Roanna Shebala, a Native American spoken word artist, of the Dine' (Navajo) Tribe was born and raised on the Navajo Nation. Given the gift of storytelling from her father she combines story, poetry, and performance. Roanna constantly brings the voice of her heritage into her performance, and written work often treading into spaces where hearing native voices is unlikely. On four National Poetry Slam Teams, Two time Women of the World Poetry Slam Representative. Individual of the World Poetry Slam Representative. And this year 2015’s Sedona Women of the World Poetry Slam Qualifier.
Hannabah Blue is Diné (Navajo), originally from New Mexico. Her clans are the Red Bottom Clan, born for Anglo, her maternal grandparents' clan is the Tangle People Clan, and her paternal grandparents are also Anglo. Hannabah has a breadth of experience working on racial and social justice issues in health, particularly those affecting Queer People of Color, and Native and Indigenous communities. She worked as a Capacity Building Assistance Specialist at the National Native American AIDS Prevention Center. She recently earned a Master of Science degree from the Harvard School of Public Health. She currently is the Public Health Services Manager at the North Dakota State University American Indian Public Health Resource Center.
Desirae Harp is a member of the Ona*staTis (Miwhsewal Wappo) Nation and a descendant of the Navajo Nation. She is a poet, college student, and community activist who grew up in Santa Rosa, California. Harpworked hard to learn and incorporate her indigenous language into her music and found her voice as a writer through her culture. Harp's lyrics inspire her to be strong and to deal positively with the challenges she has faced growing up as a Native youth. Though she had been writing songs since she was a girl, it was not until Harp started singing with Audiopharmacy that she gained confidence in her ability to become a professional singer and to use her voice as a tool for social change. Harp now uses her voice to advocate for the healing of mother earth and her community. She also works to empowers others by teaching them how to sing and to use their voices to tell their own stories. She has performed in the Native American Contemporary Arts Festival, Bioneers Conference, Native American Journalist Associational Awards Ceremony, One World Beat Festival, and Dancing Earth’s Origi-Nation: Roots and Seeds. She has performed with grammy award nominee R. Carlos Nikai, as a lead vocalist with the San Francisco Chamber Orchestra, and was the lead vocalist in an opera conducted by Grammy Award nominee Sara Jobin. She has shared the stage with acclaimed poets such as John Trudell, Jimmy Santiago Baca, and Lorna Dee Cervantes.

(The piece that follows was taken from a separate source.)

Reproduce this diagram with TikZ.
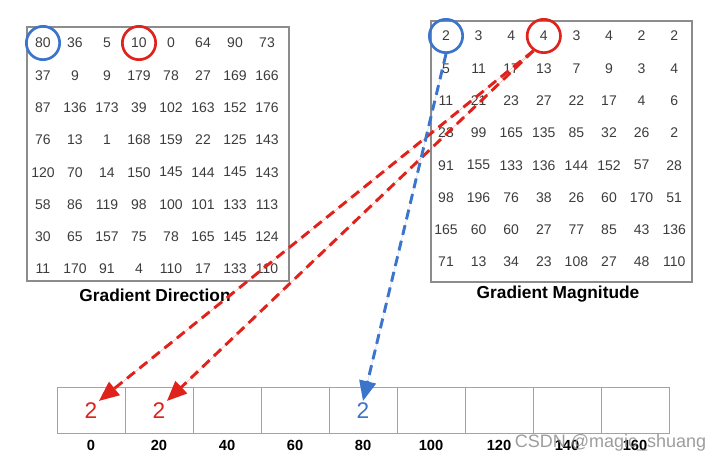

Marlon Footracer is Diné, Water-Flows-Together, born for One-Who-Walks-Around-You clan. He grew up in Tsé Síaní (Lupton, AZ). He attended Stanford University where he majored in Creative Writing with an emphasis in poetry. He was also a member of the Stanford Spoken Word Collective. He has used his training as a writer to consult on and with indigenous art projects and artists such as Project 562 and b.Yellowtail. He recently was named the recipient of the 2015 Taos Writer's Conference Native Writer Award. Currently, he works as a non-profit strategist and consultant for development and capacity building, specifically focusing on non-profits that work to end homelessness. twitter: @bethepoetry
"I stand for the transcendent power of art - art that comes from spaces of trauma, resiliency, and hope. We can all be a north star for someone else. We allow the future to emerge through us."